203 has (.) is (.) is (.) has a broader category of the functional equivalent of express advocacy, but 441b is only express advocacy, which is a part of the reason why it has never applied to a book.

One cannot imagine very many books that would meet the definition of express advocacy as this Court has expressed that.

Chief Justice Roberts: Oh, I’m sorry, we suggested some in the last argument. You have a history of union organizing and union involvement in politics, and the last sentence says in light of all this, vote for Jones.

General Kagan: I think that that wouldn’t be covered, Mr. Chief Justice. The FEC is very careful and says this in all its regulations to view matters as a whole. And as a whole that book would not count as express advocacy.

Chief Justice Roberts: Thank you, General.

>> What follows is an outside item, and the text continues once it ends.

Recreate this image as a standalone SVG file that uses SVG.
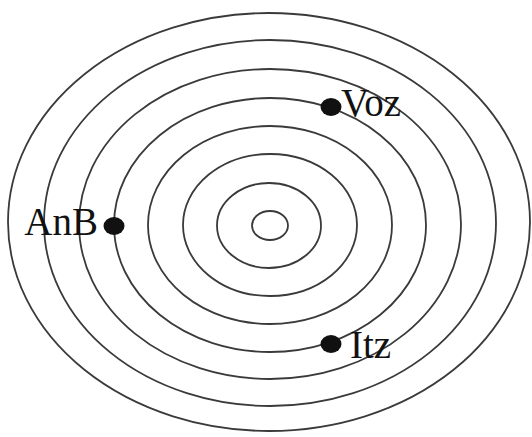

Let us just say that these columns have been covering the courts since 1933, and it’s hard to recall an exchange before the high bench more unsettling in respect of our basic liberty to conduct a free and robust election debate. There have been times, for sure, when the Supreme or lower courts have been asked about curbing speech and heard a restrictionist line from the government — in matters involving pornography, say, or communistic type subversion through the mails or telephone calls from terrorists. But it’s hard to recall the First Amendment hanging by a gossamer as flimsy as that offered by General Kagan.

Nor is this just any case. This is the case over which President Obama, during his state of the union speech, brought the Democratic Party majority in the Congress to its feet to hoot and holler and denounce the justices of the Supreme Court, as they sat their stoically and politely. This is the case the president has said he would have a litmus test for a Supreme Court nominee. Ask any construction worker on an I-beam, any farmer in a field, or grease monkey in a garage, and we’ll wager that he or she could do a better job defending the First Amendment than did, for all her illustrious education and magnificent credentials, Ms. Kagan before the high bench.